Technology doesn’t create net losses for the economy

Tim O’Reilly: The policy makers, I think, need to stop talking about creating jobs and start talking about the work we need to do in the world, because if you do that work, you do create jobs. I was struck by this when I went to Mount Vernon, George Washington’s home. He was really into scientific agriculture, as was Thomas Jefferson. He had this vision that America could feed the world. There was that economic vision: there is something that needs doing. One of the things I love about Google X is it’s driven by solving problems, and those problems actually often do create new opportunities for work.

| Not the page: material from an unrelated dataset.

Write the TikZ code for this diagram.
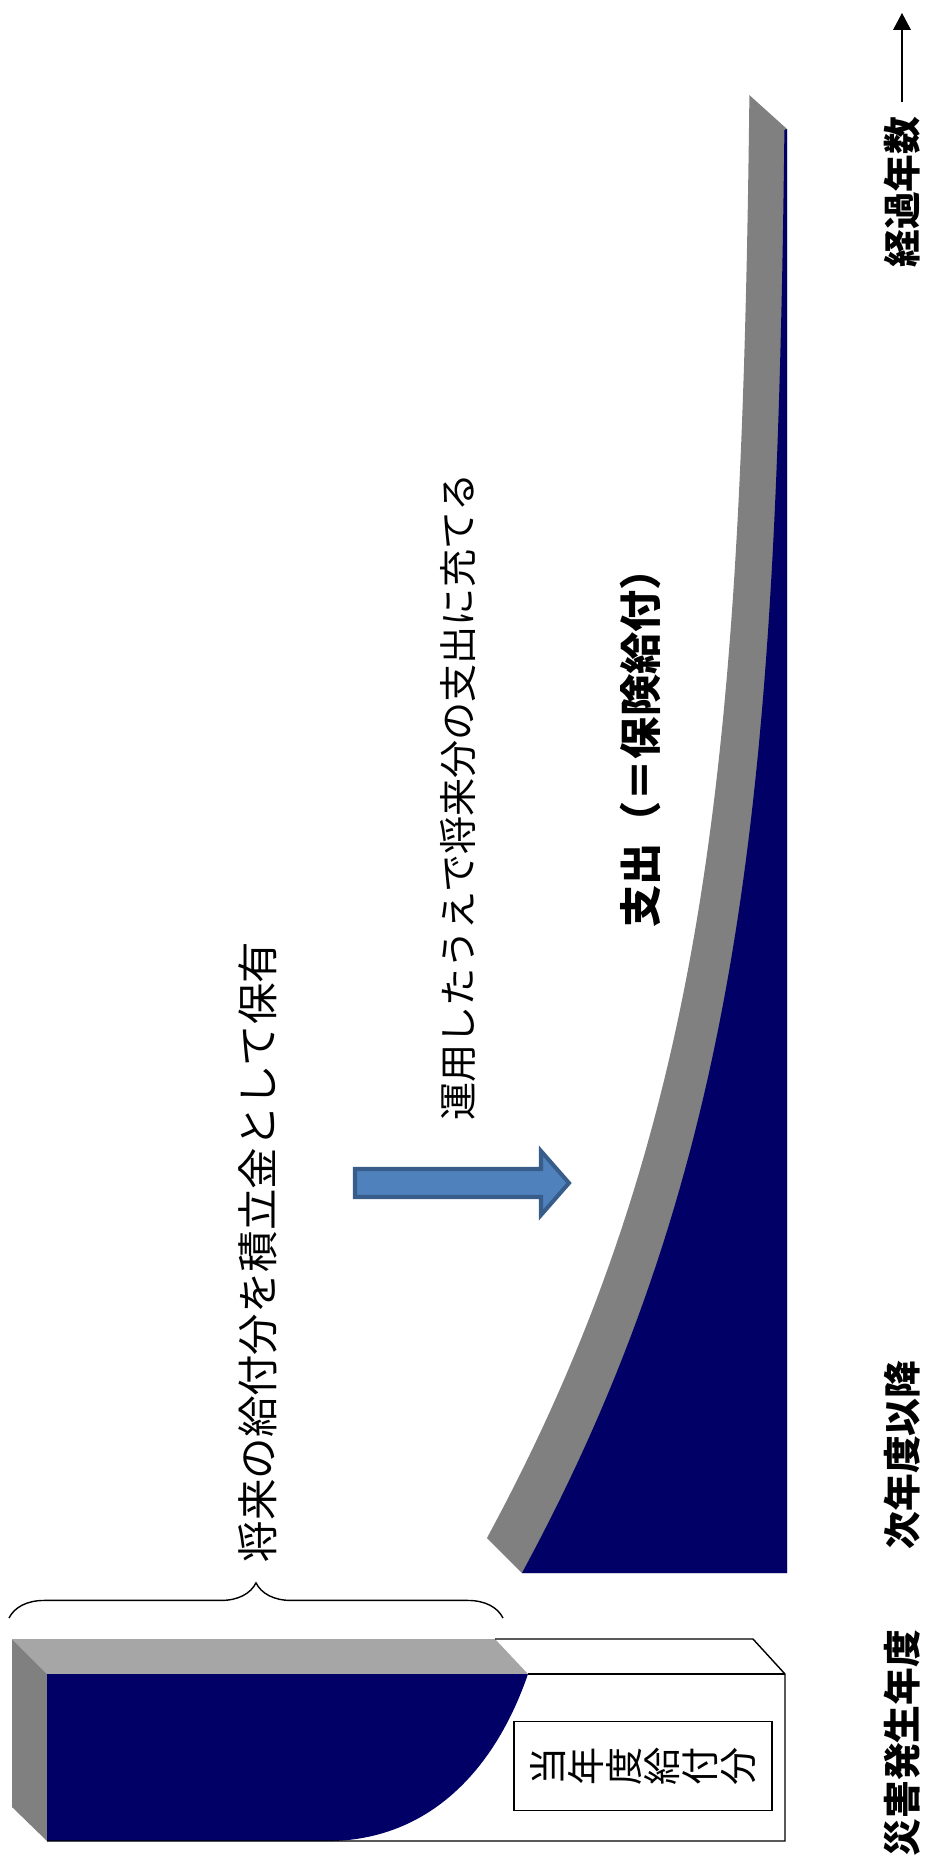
\documentclass[tikz,border=0pt]{standalone}
\usepackage{fontspec}
\setmainfont{Noto Sans CJK JP}
\usetikzlibrary{arrows.meta,decorations.pathreplacing}
\definecolor{navyfill}{HTML}{000066}
\definecolor{bandgray}{HTML}{808080}
\definecolor{topgray}{HTML}{A6A6A6}
\definecolor{arrowblue}{HTML}{4F81BD}
\definecolor{arrowedge}{HTML}{385D8A}
\begin{document}
\begin{tikzpicture}[x=0.02cm,y=-0.02cm,
    boldlabel/.style={rotate=90,inner sep=0pt,font=\fontsize{21.5pt}{21.5pt}\selectfont\bfseries},
    notelabel/.style={rotate=90,inner sep=0pt,font=\fontsize{21.7pt}{21.7pt}\selectfont},
    thinline/.style={line width=0.8pt}]
  \useasboundingbox (0,0) rectangle (925,1874);
  % expense block of later years
  \fill[bandgray] plot[domain=0:1.444,samples=80] ({752-265*exp(-2.044*\x-0.801*\x*\x)},{1538-1000*\x})
    -- (787,129) -- (787,1573) -- (522,1573) -- cycle;
  \fill[navyfill] plot[domain=0:1.444,samples=80] ({787-265*exp(-2.044*\x-0.801*\x*\x)},{1573-1000*\x})
    -- (787,129) -- (787,1573) -- cycle;
  % block of the disaster year
  \fill[topgray] (12,1639) -- (495,1639) -- (528,1674) -- (47,1674) -- cycle;
  \fill[bandgray] (12,1639) -- (47,1674) -- (47,1841) -- (12,1807) -- cycle;
  \fill[navyfill] (47,1674) -- (528,1674) .. controls (495,1770) and (430,1838) .. (333,1841) -- (47,1841) -- cycle;
  \draw[thinline] (495,1639) -- (753,1639) -- (785,1674) -- (785,1841) -- (47,1841);
  \draw[thinline] (528,1674) -- (785,1674);
  \node[draw,thinline,rotate=90,align=center,inner sep=0pt,minimum width=1.78cm,minimum height=5.16cm,
    font=\fontsize{21.7pt}{21.7pt}\selectfont] (currentpay) at (643,1766) {当\\年\\度\\給\\付\\分};
  % brace and reserve note
  \draw[thinline,decorate,decoration={brace,amplitude=20pt}] (9,1618) -- (503,1618);
  \node[notelabel,font=\fontsize{23.6pt}{23.6pt}\selectfont] (reservenote) at (258,1252) {将来の給付分を積立金として保有};
  % block arrow
  \filldraw[fill=arrowblue,draw=arrowedge,line width=2.3pt] (355,1169) -- (541,1169) -- (541,1151) -- (569,1183)
    -- (541,1215) -- (541,1197) -- (355,1197) -- cycle;
  \node[notelabel] (investnote) at (458,797) {運用したうえで将来分の支出に充てる};
  \node[boldlabel,font=\fontsize{24pt}{24pt}\selectfont\bfseries] (expense) at (640,738) {支出（＝保険給付）};
  % axis labels
  \node[boldlabel] (elapsed) at (902,192) {経過年数};
  \node[boldlabel] (nextyears) at (902,1455) {次年度以降};
  \node[boldlabel] (disasteryear) at (902,1743) {災害発生年度};
  \coordinate (axistop) at (902,13);
  \draw[-{Triangle[length=9.6pt,width=10pt]},thinline] ([yshift=8pt]elapsed.east) -- (axistop);
\end{tikzpicture}
\end{document}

Astro Teller: I completely agree with you about the problems. In addition, when you look at the history of technology — its introduction, and what happened in society afterword — technology has functioned in every case in the past as a lever for the human mind or for the human body. Things like the introduction of spreadsheets destroyed the business, the profession of bookkeeping — but because we trained people, we as society trained people, they became accountants, they became analysts. As many jobs as were lost were created, and more work, more productivity was created in the process. The bulldozer took away, in a very analogous way, a lot of jobs from people who were digging with shovels, but because we trained them to do things like build the bulldozers, drive the bulldozers, maintain the bulldozers, it wasn’t a net loss for the economy.

I believe that the failure mode we are currently in, to the extent that there’s a failure mode, is not the introduction of new technologies but the failure of our society to train the young people of the world so that they will be prepared to use these more and more sophisticated levers.